-- Task --
Which lines hold the word "chart"? Copy each of them from the material.

-- Data segment --
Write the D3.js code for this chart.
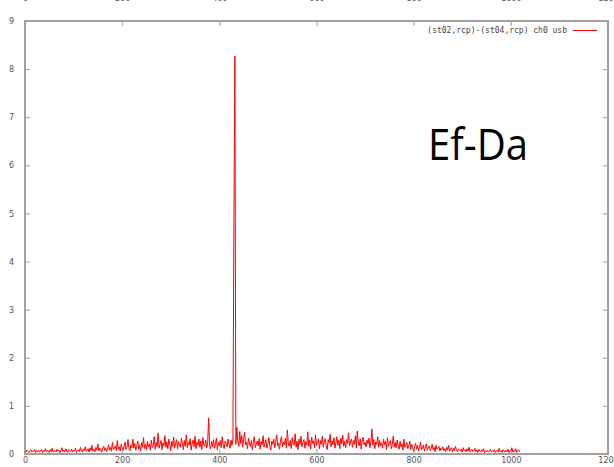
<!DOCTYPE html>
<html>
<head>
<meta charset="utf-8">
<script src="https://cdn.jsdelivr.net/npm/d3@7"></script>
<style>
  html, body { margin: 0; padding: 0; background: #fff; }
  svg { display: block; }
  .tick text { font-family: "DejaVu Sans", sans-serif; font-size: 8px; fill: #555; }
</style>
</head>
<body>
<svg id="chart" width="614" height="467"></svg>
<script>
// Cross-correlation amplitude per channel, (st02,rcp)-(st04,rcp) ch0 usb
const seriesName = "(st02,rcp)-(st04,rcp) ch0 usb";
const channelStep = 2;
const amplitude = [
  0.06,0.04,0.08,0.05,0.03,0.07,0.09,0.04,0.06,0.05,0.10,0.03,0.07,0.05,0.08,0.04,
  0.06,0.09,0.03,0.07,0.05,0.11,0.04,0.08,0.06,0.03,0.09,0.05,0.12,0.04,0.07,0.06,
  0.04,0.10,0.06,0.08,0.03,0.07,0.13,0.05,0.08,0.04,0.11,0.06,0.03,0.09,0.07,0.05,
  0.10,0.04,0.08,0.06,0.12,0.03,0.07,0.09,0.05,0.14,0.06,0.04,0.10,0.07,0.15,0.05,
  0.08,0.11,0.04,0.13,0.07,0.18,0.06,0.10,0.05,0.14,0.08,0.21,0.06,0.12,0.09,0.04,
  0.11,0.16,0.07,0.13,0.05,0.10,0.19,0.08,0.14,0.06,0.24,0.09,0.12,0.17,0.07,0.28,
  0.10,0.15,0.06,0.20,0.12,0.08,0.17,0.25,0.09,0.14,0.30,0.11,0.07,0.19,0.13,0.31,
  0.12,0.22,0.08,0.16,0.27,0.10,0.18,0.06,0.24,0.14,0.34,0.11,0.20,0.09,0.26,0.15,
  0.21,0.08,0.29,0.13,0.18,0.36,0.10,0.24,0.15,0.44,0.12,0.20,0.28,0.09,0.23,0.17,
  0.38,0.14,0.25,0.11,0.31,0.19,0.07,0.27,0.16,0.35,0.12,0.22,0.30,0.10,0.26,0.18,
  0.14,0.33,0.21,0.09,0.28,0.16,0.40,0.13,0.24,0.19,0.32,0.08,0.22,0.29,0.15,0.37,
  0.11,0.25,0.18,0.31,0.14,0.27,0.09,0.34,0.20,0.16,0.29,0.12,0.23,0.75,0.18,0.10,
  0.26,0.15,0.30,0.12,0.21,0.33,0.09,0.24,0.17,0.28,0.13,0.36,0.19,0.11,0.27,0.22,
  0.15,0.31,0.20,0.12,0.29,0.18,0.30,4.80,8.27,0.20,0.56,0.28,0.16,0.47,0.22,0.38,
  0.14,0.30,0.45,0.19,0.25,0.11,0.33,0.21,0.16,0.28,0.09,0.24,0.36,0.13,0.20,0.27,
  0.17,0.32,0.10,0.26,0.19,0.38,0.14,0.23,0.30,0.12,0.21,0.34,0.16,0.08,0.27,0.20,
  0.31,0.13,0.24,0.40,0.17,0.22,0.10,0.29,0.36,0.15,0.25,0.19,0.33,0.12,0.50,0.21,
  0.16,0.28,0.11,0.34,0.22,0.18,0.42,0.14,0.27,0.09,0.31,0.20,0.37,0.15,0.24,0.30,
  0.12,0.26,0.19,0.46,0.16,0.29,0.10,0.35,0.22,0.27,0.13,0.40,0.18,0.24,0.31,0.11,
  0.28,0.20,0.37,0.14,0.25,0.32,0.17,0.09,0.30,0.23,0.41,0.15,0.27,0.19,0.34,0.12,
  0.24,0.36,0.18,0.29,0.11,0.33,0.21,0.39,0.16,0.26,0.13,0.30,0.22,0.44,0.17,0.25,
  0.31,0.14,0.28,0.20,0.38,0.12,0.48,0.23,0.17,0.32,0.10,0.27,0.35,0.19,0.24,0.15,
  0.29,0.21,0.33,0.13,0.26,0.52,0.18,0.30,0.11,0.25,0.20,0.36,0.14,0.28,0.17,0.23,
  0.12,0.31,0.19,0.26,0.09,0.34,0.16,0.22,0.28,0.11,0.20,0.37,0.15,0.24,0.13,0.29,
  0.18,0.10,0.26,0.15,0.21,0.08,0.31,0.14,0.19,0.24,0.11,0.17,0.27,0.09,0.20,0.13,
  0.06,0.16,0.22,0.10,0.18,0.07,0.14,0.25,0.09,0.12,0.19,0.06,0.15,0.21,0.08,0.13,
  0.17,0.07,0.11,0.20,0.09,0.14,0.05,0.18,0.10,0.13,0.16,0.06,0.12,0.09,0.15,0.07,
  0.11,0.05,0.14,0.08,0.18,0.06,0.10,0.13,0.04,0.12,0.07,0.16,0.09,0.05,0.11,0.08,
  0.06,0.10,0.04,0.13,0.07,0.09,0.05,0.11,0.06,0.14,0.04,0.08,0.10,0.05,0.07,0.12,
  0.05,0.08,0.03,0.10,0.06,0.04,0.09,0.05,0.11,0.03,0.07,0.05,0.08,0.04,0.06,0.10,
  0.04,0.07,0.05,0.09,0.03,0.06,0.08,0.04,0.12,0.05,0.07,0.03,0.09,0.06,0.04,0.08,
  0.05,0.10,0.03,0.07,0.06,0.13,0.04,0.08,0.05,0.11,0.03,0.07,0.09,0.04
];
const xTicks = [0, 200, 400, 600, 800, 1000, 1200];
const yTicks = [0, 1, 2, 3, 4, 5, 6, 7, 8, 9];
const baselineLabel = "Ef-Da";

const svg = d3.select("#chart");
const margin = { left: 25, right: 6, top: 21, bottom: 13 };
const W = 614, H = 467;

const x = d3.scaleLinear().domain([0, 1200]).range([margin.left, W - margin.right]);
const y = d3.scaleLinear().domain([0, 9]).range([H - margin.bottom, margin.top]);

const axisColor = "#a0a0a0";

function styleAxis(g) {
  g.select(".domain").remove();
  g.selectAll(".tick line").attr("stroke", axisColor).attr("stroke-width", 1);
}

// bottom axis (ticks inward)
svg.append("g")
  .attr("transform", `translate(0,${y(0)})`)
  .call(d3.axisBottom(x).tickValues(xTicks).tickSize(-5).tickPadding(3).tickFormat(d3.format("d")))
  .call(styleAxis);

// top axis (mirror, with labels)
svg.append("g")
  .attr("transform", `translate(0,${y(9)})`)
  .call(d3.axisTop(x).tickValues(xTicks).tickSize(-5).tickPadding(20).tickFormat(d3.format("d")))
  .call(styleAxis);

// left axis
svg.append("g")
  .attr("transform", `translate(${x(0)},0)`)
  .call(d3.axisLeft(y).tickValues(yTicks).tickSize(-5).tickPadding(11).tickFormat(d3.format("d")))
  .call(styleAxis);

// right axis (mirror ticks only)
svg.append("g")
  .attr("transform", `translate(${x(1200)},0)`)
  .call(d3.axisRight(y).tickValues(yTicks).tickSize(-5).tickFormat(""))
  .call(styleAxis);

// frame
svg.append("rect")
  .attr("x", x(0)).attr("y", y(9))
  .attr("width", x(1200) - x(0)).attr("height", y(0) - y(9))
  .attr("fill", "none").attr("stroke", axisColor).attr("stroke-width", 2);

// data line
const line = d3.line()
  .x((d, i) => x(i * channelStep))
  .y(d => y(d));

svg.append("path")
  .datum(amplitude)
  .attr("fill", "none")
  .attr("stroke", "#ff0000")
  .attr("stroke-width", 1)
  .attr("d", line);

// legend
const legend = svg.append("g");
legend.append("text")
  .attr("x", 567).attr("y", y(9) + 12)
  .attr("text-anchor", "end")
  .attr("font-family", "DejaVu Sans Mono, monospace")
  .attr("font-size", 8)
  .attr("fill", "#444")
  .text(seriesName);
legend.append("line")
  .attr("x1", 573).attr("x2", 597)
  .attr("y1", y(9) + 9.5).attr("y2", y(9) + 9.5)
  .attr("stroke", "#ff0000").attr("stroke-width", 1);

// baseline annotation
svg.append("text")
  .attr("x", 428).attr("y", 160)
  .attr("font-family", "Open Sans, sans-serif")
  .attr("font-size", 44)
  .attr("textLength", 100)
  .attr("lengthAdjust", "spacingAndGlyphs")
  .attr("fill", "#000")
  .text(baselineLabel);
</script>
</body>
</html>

-- Task solution --
Write the D3.js code for this chart.
<svg id="chart" width="614" height="467"></svg>
const svg = d3.select("#chart");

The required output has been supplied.